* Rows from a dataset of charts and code
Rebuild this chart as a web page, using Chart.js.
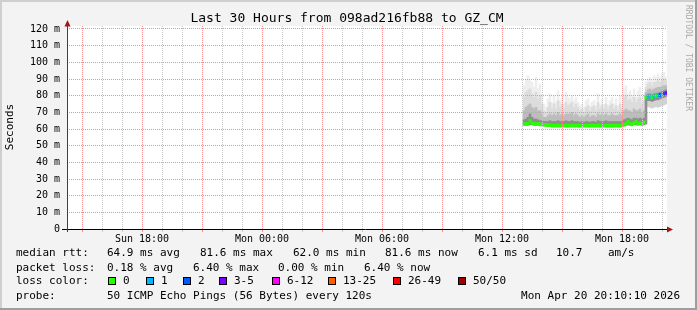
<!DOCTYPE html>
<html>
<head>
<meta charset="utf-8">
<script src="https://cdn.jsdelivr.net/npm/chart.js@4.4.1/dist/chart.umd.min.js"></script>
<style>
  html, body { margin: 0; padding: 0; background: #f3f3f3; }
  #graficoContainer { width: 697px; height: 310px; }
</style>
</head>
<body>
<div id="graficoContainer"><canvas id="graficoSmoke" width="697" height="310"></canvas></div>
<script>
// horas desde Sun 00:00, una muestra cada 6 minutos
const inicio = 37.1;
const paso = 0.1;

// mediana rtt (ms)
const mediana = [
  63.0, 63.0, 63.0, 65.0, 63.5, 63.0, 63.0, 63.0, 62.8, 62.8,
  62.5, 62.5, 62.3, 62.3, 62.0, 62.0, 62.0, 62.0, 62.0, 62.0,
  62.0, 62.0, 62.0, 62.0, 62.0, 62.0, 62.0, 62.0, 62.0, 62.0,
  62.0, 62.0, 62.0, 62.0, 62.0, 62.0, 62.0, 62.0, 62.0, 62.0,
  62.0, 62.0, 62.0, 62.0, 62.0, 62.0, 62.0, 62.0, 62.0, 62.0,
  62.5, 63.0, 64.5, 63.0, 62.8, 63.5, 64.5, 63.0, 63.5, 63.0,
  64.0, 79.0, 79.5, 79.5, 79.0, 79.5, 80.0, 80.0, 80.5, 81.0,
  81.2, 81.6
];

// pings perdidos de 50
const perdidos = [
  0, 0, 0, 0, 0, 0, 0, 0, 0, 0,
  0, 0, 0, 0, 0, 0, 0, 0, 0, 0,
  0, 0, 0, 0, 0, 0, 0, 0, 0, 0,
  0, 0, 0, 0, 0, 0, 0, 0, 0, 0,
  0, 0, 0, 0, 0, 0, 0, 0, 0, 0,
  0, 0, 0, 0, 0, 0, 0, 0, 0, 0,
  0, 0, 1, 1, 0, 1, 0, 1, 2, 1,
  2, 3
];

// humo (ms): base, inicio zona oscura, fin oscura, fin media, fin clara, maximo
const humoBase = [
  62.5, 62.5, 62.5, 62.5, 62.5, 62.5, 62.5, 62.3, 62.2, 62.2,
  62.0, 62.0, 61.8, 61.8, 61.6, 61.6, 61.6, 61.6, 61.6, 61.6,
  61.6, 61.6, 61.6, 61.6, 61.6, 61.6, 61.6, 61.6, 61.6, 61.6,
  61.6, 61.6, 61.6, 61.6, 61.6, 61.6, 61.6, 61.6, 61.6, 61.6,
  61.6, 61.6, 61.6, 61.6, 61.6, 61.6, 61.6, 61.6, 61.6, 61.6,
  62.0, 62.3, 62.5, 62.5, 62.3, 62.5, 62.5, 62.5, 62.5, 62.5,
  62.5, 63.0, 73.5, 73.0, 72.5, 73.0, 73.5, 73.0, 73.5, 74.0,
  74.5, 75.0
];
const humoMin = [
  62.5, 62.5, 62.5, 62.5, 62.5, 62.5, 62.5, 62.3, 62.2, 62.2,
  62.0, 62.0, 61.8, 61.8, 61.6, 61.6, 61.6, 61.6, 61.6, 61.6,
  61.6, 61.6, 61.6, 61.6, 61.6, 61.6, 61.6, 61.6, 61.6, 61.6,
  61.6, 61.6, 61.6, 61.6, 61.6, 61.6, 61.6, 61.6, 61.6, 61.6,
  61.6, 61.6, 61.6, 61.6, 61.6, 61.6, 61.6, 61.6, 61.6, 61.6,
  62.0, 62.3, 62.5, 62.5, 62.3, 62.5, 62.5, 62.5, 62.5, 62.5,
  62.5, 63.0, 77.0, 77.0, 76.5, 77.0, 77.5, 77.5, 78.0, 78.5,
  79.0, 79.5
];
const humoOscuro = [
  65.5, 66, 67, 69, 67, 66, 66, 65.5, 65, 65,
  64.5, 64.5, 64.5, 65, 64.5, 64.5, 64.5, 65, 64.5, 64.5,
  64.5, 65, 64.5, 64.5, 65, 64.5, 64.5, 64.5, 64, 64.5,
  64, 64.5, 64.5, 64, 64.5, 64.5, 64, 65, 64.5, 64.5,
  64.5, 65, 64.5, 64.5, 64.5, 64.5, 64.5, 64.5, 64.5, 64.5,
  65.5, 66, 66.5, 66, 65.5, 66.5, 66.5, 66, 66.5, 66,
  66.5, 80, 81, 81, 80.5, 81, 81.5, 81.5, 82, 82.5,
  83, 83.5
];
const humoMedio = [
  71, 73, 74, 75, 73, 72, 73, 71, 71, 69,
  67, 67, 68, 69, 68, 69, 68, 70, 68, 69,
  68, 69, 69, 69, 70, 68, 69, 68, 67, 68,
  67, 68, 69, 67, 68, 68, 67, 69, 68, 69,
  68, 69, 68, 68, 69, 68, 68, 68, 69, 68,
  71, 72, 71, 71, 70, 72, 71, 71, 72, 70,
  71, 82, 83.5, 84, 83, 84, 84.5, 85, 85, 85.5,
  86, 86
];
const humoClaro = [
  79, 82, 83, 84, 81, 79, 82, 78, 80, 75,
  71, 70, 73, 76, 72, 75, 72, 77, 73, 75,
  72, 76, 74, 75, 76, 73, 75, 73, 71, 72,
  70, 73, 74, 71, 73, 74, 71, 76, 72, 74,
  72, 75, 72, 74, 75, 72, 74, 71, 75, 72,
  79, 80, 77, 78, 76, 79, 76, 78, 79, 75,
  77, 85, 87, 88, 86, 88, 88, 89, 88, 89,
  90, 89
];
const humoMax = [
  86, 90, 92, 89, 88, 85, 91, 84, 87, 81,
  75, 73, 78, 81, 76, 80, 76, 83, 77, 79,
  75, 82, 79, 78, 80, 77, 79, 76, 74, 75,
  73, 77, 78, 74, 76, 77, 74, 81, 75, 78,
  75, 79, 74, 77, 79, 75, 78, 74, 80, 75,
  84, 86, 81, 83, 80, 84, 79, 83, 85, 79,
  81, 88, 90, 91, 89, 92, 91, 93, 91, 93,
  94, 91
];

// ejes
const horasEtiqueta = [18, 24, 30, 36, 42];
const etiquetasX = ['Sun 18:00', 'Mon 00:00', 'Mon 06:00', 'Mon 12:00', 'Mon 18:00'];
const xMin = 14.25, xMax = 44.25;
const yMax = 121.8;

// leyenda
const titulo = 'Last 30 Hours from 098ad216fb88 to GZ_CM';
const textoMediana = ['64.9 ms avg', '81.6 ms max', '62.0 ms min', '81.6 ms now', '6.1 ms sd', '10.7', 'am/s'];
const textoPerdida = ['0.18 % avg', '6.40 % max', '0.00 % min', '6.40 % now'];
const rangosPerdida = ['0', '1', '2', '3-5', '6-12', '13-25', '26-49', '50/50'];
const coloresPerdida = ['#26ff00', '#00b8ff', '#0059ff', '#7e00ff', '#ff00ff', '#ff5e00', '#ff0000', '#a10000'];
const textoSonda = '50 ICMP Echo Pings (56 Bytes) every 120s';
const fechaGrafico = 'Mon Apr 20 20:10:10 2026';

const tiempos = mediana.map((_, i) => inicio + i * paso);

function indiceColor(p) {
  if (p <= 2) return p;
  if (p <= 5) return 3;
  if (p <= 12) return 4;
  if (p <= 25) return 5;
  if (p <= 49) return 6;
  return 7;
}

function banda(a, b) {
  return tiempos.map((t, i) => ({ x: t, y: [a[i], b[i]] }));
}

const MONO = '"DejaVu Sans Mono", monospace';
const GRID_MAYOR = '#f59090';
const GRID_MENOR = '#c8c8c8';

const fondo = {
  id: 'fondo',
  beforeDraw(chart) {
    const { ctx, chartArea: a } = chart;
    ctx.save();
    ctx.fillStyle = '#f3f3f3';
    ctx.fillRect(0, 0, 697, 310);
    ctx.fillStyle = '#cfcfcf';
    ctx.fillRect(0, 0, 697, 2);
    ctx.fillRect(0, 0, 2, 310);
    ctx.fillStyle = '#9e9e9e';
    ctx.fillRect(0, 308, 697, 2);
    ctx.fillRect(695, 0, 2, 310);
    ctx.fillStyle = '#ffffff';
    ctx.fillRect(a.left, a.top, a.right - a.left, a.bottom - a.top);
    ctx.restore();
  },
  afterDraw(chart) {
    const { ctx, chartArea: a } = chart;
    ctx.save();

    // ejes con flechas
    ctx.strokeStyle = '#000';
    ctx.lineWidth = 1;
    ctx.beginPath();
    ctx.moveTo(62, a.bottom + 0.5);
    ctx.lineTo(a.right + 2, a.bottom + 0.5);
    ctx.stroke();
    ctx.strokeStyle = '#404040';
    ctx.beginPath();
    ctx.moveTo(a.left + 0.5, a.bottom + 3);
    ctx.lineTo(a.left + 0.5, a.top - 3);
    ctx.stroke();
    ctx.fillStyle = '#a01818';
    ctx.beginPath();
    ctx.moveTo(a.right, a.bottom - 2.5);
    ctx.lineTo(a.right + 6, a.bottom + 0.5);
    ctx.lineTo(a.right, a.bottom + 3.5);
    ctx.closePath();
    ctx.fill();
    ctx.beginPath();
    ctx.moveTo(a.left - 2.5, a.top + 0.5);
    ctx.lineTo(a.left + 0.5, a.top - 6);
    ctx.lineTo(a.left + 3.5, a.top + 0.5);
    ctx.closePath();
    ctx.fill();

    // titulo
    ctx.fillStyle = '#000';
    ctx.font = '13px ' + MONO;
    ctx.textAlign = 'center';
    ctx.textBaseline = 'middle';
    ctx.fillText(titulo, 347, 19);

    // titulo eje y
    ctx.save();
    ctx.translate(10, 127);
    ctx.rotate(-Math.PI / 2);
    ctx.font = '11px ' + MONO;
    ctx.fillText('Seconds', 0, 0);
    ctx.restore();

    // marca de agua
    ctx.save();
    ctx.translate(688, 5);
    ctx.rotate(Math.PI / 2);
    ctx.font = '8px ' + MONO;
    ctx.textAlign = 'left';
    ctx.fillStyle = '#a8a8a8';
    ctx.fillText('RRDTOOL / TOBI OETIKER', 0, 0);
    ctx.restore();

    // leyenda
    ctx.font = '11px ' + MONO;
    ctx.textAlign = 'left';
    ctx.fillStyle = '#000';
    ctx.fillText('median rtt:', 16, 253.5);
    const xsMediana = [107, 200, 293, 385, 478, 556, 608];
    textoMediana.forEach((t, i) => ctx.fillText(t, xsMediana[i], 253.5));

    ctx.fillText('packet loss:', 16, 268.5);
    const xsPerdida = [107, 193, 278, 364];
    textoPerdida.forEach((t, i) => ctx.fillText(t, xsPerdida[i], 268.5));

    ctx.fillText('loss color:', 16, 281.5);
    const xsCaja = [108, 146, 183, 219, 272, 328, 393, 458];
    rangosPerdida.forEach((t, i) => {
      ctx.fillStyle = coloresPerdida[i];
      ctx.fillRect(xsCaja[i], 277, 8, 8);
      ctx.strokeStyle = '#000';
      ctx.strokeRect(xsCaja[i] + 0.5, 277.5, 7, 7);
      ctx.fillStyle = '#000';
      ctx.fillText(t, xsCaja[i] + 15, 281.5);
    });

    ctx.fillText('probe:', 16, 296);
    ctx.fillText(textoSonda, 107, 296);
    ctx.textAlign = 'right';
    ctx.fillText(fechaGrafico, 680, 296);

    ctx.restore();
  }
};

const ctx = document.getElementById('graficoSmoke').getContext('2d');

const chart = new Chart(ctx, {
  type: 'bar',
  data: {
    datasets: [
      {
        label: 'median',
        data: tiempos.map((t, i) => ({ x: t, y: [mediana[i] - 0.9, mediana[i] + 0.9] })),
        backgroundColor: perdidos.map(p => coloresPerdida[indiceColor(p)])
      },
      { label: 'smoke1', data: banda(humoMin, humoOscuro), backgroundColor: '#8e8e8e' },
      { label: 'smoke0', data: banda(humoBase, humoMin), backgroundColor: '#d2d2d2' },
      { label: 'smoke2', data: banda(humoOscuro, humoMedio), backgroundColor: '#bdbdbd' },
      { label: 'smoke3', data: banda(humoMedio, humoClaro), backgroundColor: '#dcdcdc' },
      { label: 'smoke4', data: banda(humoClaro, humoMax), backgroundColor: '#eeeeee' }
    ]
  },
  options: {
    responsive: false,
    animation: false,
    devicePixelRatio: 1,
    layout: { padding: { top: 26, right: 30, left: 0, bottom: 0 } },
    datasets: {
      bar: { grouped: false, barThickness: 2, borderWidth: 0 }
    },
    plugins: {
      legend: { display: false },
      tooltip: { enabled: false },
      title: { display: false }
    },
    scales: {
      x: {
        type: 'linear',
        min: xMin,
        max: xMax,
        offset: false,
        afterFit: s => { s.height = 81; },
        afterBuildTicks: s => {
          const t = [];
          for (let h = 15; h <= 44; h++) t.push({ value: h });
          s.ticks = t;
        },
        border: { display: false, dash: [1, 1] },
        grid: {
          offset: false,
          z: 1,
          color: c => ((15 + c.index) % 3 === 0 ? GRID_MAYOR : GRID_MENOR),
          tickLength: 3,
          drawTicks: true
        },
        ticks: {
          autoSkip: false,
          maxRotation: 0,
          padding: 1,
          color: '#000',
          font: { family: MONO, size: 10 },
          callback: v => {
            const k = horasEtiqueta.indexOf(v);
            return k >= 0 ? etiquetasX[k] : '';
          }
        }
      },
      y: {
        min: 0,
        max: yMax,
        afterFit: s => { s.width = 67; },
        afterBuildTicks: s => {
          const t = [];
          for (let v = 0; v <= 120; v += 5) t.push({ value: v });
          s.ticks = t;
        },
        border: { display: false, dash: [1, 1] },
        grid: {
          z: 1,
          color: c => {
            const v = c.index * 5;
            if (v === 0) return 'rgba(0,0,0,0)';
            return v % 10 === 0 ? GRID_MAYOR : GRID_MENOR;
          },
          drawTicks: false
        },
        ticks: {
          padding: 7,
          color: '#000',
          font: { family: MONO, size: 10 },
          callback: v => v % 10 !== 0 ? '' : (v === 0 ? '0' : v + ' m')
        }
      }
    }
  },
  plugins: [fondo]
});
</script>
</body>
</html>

--

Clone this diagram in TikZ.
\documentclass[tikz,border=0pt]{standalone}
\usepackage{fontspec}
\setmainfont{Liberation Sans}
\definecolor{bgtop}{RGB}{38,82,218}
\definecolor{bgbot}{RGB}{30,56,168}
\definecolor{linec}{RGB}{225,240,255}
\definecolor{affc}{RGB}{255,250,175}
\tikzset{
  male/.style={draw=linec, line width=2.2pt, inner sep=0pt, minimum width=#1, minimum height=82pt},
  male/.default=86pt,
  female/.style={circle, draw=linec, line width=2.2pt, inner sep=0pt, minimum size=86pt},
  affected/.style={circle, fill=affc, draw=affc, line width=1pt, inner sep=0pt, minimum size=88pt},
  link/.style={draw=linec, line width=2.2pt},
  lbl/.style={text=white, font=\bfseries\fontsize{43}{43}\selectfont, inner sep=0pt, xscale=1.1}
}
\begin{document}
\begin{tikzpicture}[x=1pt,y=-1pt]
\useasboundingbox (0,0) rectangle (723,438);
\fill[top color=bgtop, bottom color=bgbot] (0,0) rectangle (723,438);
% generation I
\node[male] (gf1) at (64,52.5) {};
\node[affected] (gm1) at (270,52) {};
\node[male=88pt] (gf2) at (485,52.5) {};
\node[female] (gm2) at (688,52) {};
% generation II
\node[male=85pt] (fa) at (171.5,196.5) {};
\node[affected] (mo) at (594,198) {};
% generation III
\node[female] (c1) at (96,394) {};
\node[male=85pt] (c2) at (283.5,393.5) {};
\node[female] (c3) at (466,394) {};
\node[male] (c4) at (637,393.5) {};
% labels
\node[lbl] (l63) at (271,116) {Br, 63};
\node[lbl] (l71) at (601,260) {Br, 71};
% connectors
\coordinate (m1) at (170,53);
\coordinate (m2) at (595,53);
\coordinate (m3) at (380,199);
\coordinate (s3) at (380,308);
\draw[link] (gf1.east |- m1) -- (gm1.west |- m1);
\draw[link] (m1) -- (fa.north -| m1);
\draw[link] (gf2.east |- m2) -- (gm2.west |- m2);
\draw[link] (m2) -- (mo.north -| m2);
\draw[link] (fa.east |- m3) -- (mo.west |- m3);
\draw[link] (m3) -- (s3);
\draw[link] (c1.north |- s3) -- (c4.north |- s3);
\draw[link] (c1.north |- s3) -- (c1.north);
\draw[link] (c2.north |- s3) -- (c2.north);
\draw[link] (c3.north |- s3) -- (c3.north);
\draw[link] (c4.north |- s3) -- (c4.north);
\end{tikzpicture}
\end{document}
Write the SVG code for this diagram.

* Aim
Using the data above, print only the lines starting at the one with "Rebuild this chart" and ending at the one with "const paso = 0.1;", exactly as they stand, minus the pictures.

* Exercise response
Rebuild this chart as a web page, using Chart.js.
<!DOCTYPE html>
<html>
<head>
<meta charset="utf-8">
<script src="https://cdn.jsdelivr.net/npm/chart.js@4.4.1/dist/chart.umd.min.js"></script>
<style>
  html, body { margin: 0; padding: 0; background: #f3f3f3; }
  #graficoContainer { width: 697px; height: 310px; }
</style>
</head>
<body>
<div id="graficoContainer"><canvas id="graficoSmoke" width="697" height="310"></canvas></div>
<script>
// horas desde Sun 00:00, una muestra cada 6 minutos
const inicio = 37.1;
const paso = 0.1;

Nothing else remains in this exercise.